Perhaps nowhere in town does the save-room-for-dessert cliché hold true more than at J&G Grill, where pastry chef maestro Antonio Bachour holds court. His recent showstoppers have included “Pearl of Qatar,” a hollow chocolate sphere filled with white chocolate-rose water pudding, and carrot cake crumbles with cream cheese sorbet, carrot custard and tangy passionfruit curd.
The restaurant’s taupe décor makes it feel somewhat like an international airport lounge, a mood no doubt supplemented by the high-end hotel’s business-traveler guests. But the thump-thump music and apathetic servers that plague so many Miami hotel restaurants are thankfully a world away from here, all the more reason for locals to give it a look.
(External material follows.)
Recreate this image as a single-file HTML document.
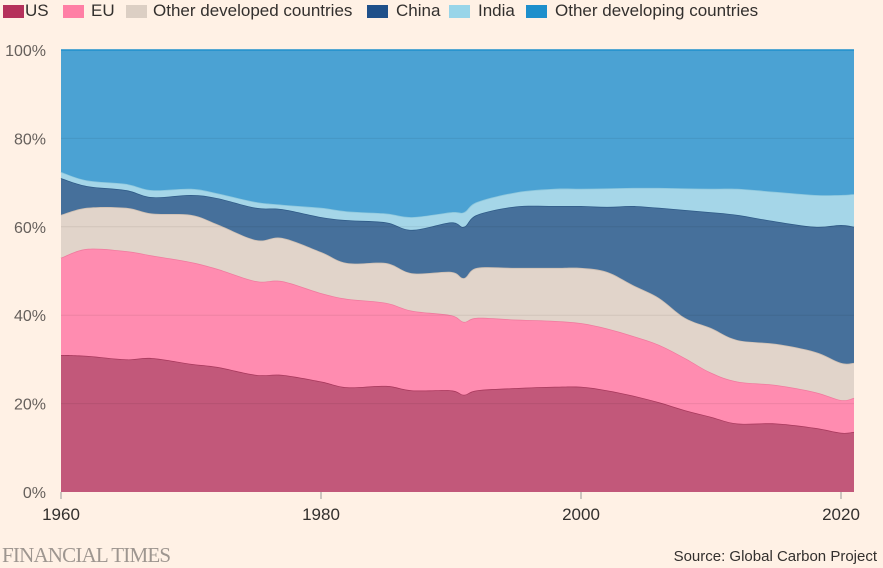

Kilgore, a Kansas City native whose professional kitchen journey started when he was a 13-year-old dishwasher, joined J&G as chef de cuisine a year ago, following the departure of Richard Gras. The restaurant earned a 3 1/2-star Herald review in 2012 under Gras, whose food placed J&G “on the short list of serious Miami dining destinations,” critic Victoria Pesce Elliott wrote.
Kilgore’s cooking has taken J&G Grill from a short-list contender to a top-seeded champion. Four stars.